Terobosan dari pemerintah dengan menerbitkan program Pengampunan Pajak (Tax Amnesty) patut diapresiasi. Karena diharapkan akan menambah pemasukan pajak pemerintah yang menunjang APBN, di mana saat ini pemerintah membutuhkan dana banyak untuk membiayai program-program pembangunan infrastruktur yang sedang digenjot. Selain itu, diharapkan dana yang selama inimengendap di luar negeri dapat ditarik masuk untuk membantu memutar roda perekonomian.
Namun, banyak orang masih meragukan integritas dari institusi penerimaan pemasukan negara yang bernama Direktorat Jendral Pajak. Masih segar dalam ingatan kasus “Gayus” yang melegenda. Meskipun banyak hal sudah dilakukan untuk membersihkan institusi ini, tapi “Syndrome Gayus” belum bisa hilang dari benak publik.

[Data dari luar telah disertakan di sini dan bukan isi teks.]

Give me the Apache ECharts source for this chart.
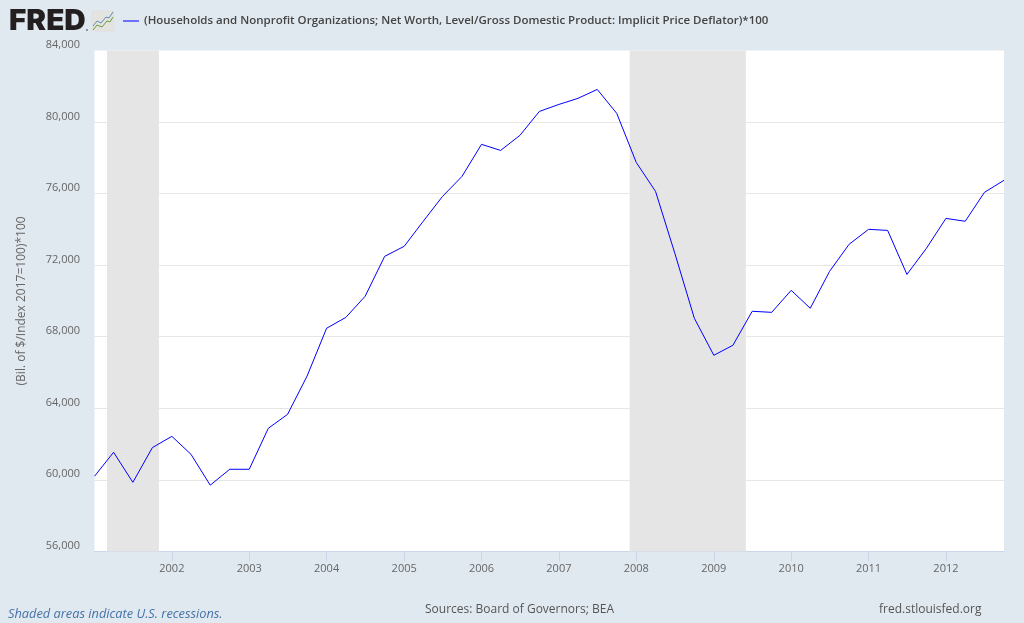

Kemudian setelah dana itu diterima, muncul pertanyaan berikutnya, apakah kita yakin dana tersebut tidak ditelikung mafia anggaran di DPR dan Kementerian? Terlalu banyak kasus korupsi di bidang Anggaran yang melibatkan anggota Dewan yang terhormat dan juga oknum-oknum di Kementerian. Sehingga meskipun dana besar masuk ke Negara, penggunaannya pun akan mengalami penyunatan. Meskipun KPK tidak berhenti mengejar koruptor-koruptor tersebut,namun sepertinya mereka tidak jera.
Apakah ada solusi lain?
Coba kita lihat akhir-akhir ini banyak trend positif dari perusahaan-perusahaan yang memiliki program CSR (Corporate Social Responsibility) dengan membantu pemerintah membangun fasilitas umum seperti taman kota dan sejenisnya.
Nah, bagaimana jika denda dari Pengampunan Pajak tersebut langsung dikonversi dalam bentuk CSR oleh perusahaan maupun perseorangan yang mengajukan Tax Amnesty? Ini akan memangkas rantai anggaran dari penerimaan sampai dengan realisasi anggaran yang sangat panjang dan beresiko besar untuk dikorupsi.
Jadi, perseorangan atau perusahaan yang mengajukan Tax Amnesty nantinya diarahkan untuk langsung membantu proyek-proyek infrastruktur pemerintah seperti pembangunan jembatan, fasilitas publik, jalan, perbaikan drainase, bendungan, pelabuhan, dan lain sebagainya. Tentunya disesuaikan dengan nilai denda dari masing-masing wajib pajak.
Perseorangan atau perusahaan tersebut sendirilah yangmelakukan pembangunan infrastrukturnya, pemerintah dalam hal ini Kementrian PU hanya memberikan desain dan monitoring terhadap pelaksanaan proyek infrastruktur tersebut. Selanjutnya dilakukan serah terima menjadi aset negara yang tentunya setelah diaudit oleh BPK dan diawasi oleh KPK.
Sebagaimana kita pahami bersama sistem birokrasi di pemerintah tentu lebih ruwet dan panjang dalam merealisasikan suatu proyek jika dibandingkan langsung dieksekusi oleh swasta. Sehingga dengan cara ini jugaakan mempercepat pembangunan infrastruktur yang sedang menjadi fokus kita bersama.
Dapat ditambahkan juga sebuah sistem lelang CSR online di mana tertera detail proyek dan nilai proyeknya. Sehingga perseorangan atau perusahaan yang berminat dapat mengajukan penawaran proyek CSR nya.
Dengan cara ini, akan secara signifikan memangkas rantai anggaran dari penerimaan sampai dengan realisasi anggaran yang sangat panjang dan beresiko besar untuk dikorupsi.